(Stored data entries)
+ + + + + + +
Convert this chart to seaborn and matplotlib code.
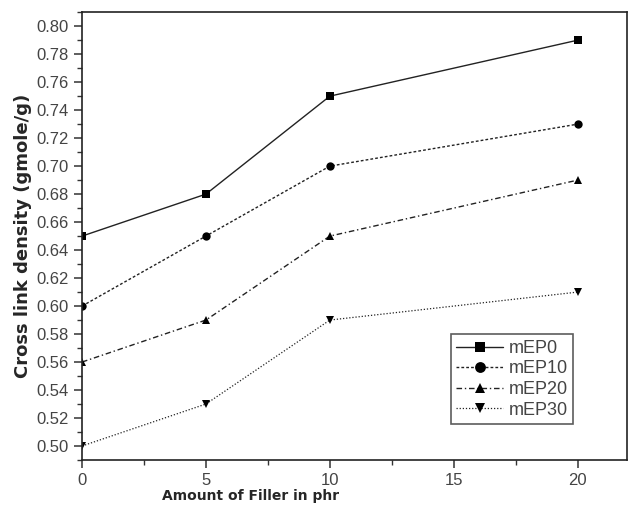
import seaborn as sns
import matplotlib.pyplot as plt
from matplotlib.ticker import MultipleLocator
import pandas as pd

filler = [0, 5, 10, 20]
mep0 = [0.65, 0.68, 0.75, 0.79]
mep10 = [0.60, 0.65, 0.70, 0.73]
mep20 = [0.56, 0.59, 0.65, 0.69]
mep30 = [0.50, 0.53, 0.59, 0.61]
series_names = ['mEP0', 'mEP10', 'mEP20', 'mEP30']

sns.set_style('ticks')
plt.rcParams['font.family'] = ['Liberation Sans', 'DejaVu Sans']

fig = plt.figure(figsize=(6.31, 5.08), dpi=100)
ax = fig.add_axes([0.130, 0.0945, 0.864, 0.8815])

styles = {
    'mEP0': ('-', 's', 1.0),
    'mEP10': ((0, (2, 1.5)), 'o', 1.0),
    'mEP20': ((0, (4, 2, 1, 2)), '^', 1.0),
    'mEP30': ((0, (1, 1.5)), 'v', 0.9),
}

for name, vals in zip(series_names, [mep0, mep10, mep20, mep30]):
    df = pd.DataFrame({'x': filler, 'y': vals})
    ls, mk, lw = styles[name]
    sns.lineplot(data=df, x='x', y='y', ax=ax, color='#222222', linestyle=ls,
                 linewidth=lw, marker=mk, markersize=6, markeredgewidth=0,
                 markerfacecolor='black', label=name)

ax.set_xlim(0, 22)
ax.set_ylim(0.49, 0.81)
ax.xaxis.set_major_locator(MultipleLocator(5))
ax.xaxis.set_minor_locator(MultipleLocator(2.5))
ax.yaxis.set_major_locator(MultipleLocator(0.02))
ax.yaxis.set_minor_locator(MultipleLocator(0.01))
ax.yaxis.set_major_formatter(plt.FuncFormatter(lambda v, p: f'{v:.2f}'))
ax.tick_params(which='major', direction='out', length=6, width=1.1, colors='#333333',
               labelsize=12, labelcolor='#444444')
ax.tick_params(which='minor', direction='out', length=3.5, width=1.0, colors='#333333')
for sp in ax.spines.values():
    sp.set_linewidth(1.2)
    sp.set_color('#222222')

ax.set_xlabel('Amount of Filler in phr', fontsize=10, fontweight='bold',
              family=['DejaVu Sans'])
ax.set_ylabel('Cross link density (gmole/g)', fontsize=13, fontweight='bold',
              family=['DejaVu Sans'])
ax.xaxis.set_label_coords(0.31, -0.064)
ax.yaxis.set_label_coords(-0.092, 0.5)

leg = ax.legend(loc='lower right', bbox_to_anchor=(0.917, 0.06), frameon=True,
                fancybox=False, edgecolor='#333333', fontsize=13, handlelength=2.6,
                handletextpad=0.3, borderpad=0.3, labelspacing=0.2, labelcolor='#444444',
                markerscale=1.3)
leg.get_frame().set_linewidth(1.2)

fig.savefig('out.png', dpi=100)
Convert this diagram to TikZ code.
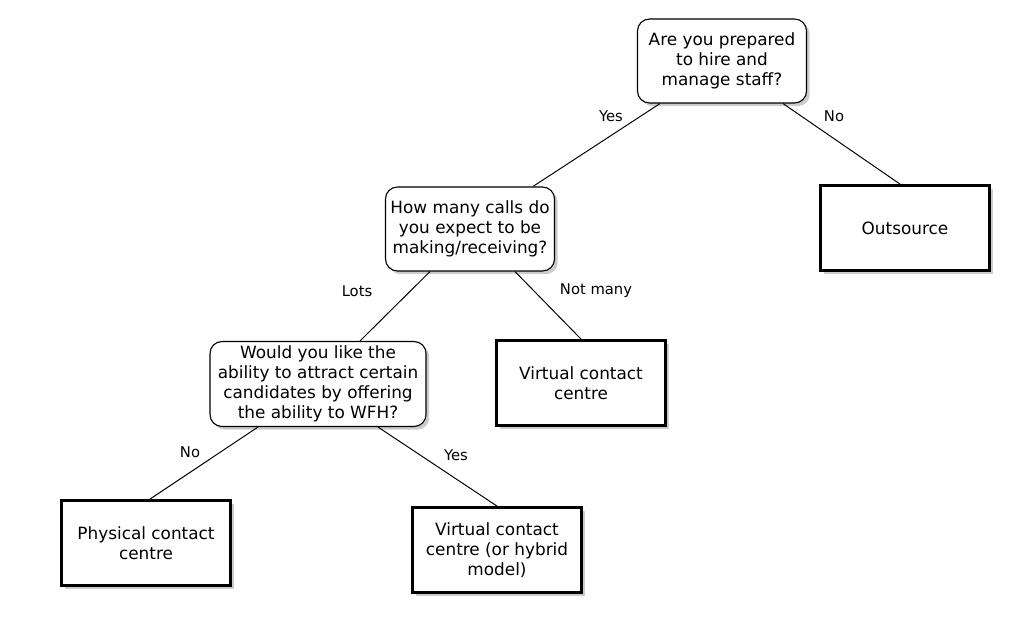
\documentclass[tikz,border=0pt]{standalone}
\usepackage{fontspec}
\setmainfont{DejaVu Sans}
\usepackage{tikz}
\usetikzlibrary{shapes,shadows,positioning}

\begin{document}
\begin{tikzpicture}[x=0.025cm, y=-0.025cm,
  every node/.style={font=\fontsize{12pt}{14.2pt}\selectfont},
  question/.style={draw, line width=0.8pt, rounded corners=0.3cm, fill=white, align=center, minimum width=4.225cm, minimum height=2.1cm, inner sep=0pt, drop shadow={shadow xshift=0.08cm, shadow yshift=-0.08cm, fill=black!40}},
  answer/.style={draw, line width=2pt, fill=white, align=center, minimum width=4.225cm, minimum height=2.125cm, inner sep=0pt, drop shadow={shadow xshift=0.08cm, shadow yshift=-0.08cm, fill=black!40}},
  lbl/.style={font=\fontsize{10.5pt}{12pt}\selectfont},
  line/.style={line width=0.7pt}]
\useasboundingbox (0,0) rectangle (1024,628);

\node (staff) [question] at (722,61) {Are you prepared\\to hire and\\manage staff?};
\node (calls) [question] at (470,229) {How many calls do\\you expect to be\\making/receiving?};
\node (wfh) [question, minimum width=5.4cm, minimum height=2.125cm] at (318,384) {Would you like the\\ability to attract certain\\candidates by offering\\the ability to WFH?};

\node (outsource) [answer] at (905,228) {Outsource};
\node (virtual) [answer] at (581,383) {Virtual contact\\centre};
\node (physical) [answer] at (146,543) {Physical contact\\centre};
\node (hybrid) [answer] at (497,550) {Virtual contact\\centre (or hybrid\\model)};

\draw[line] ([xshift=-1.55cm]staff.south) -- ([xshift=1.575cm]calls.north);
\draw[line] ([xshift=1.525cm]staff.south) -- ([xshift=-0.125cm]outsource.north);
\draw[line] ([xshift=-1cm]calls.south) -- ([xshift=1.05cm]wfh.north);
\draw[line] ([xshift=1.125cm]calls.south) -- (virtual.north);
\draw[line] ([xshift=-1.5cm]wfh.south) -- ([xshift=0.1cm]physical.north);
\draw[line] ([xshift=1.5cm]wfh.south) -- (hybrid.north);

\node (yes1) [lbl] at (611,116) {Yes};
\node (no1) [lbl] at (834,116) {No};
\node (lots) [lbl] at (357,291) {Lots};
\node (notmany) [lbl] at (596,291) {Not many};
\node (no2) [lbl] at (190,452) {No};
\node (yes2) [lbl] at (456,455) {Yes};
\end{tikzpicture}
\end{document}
+ + + + + + +
● **Problem description**: Give again, exactly, the lines from the start of the data through the one holding "import pandas as pd"; omit the pictures.

● **The answer**:
Convert this chart to seaborn and matplotlib code.
import seaborn as sns
import matplotlib.pyplot as plt
from matplotlib.ticker import MultipleLocator
import pandas as pd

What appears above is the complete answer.